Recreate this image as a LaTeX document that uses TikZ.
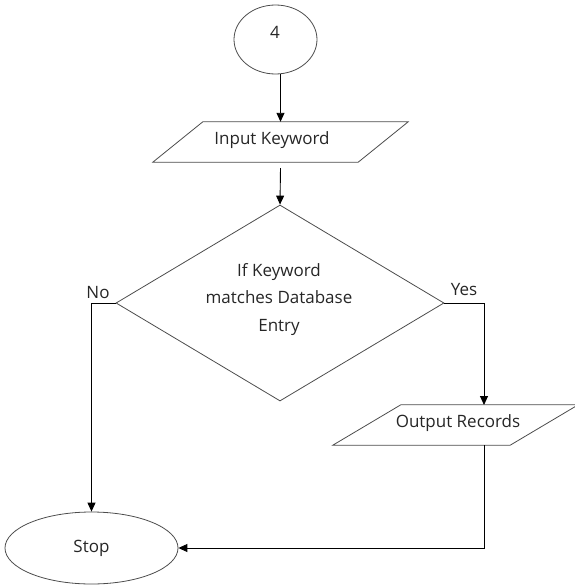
\documentclass[tikz,border=0pt]{standalone}
\usepackage{fontspec}
\setmainfont{Open Sans}
\usetikzlibrary{shapes.geometric,arrows.meta}
\begin{document}
\begin{tikzpicture}[x=1pt,y=-1pt,
  shapeline/.style={draw=black!70, line width=0.8pt},
  term/.style={shapeline, ellipse, inner sep=0pt},
  iobox/.style={inner sep=0pt, minimum height=40pt},
  decision/.style={shapeline, diamond, inner sep=0pt, minimum width=328pt, minimum height=196pt, aspect=1.67},
  lbl/.style={font=\fontsize{17}{27.5}\selectfont, text=black!85, inner sep=0pt, align=center},
  conn/.style={draw=black, line width=0.9pt},
  arr/.style={conn, -{Triangle[width=8pt,length=9pt]}},
]
\useasboundingbox (0,0) rectangle (574,587);

\node[term, minimum width=83pt, minimum height=69pt] (c4) at (275.5,39.5) {};
\node[lbl] (c4t) at (275,32) {4};

\node[iobox, minimum width=205pt] (inkw) at (280.5,142) {};
\draw[shapeline] ([xshift=-25pt]inkw.south west) -- ([xshift=25pt]inkw.north west) -- ([xshift=25pt]inkw.north east) -- ([xshift=-25pt]inkw.south east) -- cycle;
\node[lbl] (inkwt) at (272,140) {Input Keyword};

\node[decision] (dia) at (280,303) {};
\node[lbl] (diat) at (279,299.5) {If Keyword\\matches Database\\Entry};

\node[iobox, minimum width=177pt] (out) at (455.5,425) {};
\draw[shapeline] ([xshift=-34pt]out.south west) -- ([xshift=34pt]out.north west) -- ([xshift=34pt]out.north east) -- ([xshift=-34pt]out.south east) -- cycle;
\node[lbl] (outt) at (458,423) {Output Records};

\node[term, minimum width=173pt, minimum height=72pt, font=\fontsize{17}{27.5}\selectfont, text=black!85] (stop) at (91.5,548) {Stop};

\node[lbl, anchor=base] (no) at (98,298) {No};
\node[lbl, anchor=base] (yes) at (464,295) {Yes};

\coordinate (outin) at (484,405);
\coordinate (outbot) at (484,445);

\draw[arr] (c4.south -| inkw.north) -- (inkw.north);
\draw[arr] ([yshift=-6pt]inkw.south) -- (dia.north);
\draw[arr] (dia.west) -| (stop.north);
\draw[arr] (dia.east) -| (outin);
\draw[arr] (outbot) |- (stop.east);
\end{tikzpicture}
\end{document}
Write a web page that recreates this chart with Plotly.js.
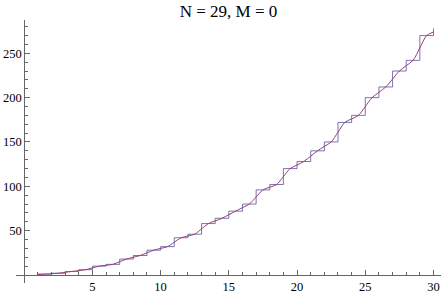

────────

* Exercise aim *
The records above are to be quoted exactly, with all pictures left out.

* Written response *
Recreate this image as a LaTeX document that uses TikZ.
\documentclass[tikz,border=0pt]{standalone}
\usepackage{fontspec}
\setmainfont{Open Sans}
\usetikzlibrary{shapes.geometric,arrows.meta}
\begin{document}
\begin{tikzpicture}[x=1pt,y=-1pt,
  shapeline/.style={draw=black!70, line width=0.8pt},
  term/.style={shapeline, ellipse, inner sep=0pt},
  iobox/.style={inner sep=0pt, minimum height=40pt},
  decision/.style={shapeline, diamond, inner sep=0pt, minimum width=328pt, minimum height=196pt, aspect=1.67},
  lbl/.style={font=\fontsize{17}{27.5}\selectfont, text=black!85, inner sep=0pt, align=center},
  conn/.style={draw=black, line width=0.9pt},
  arr/.style={conn, -{Triangle[width=8pt,length=9pt]}},
]
\useasboundingbox (0,0) rectangle (574,587);

\node[term, minimum width=83pt, minimum height=69pt] (c4) at (275.5,39.5) {};
\node[lbl] (c4t) at (275,32) {4};

\node[iobox, minimum width=205pt] (inkw) at (280.5,142) {};
\draw[shapeline] ([xshift=-25pt]inkw.south west) -- ([xshift=25pt]inkw.north west) -- ([xshift=25pt]inkw.north east) -- ([xshift=-25pt]inkw.south east) -- cycle;
\node[lbl] (inkwt) at (272,140) {Input Keyword};

\node[decision] (dia) at (280,303) {};
\node[lbl] (diat) at (279,299.5) {If Keyword\\matches Database\\Entry};

\node[iobox, minimum width=177pt] (out) at (455.5,425) {};
\draw[shapeline] ([xshift=-34pt]out.south west) -- ([xshift=34pt]out.north west) -- ([xshift=34pt]out.north east) -- ([xshift=-34pt]out.south east) -- cycle;
\node[lbl] (outt) at (458,423) {Output Records};

\node[term, minimum width=173pt, minimum height=72pt, font=\fontsize{17}{27.5}\selectfont, text=black!85] (stop) at (91.5,548) {Stop};

\node[lbl, anchor=base] (no) at (98,298) {No};
\node[lbl, anchor=base] (yes) at (464,295) {Yes};

\coordinate (outin) at (484,405);
\coordinate (outbot) at (484,445);

\draw[arr] (c4.south -| inkw.north) -- (inkw.north);
\draw[arr] ([yshift=-6pt]inkw.south) -- (dia.north);
\draw[arr] (dia.west) -| (stop.north);
\draw[arr] (dia.east) -| (outin);
\draw[arr] (outbot) |- (stop.east);
\end{tikzpicture}
\end{document}
Write a web page that recreates this chart with Plotly.js.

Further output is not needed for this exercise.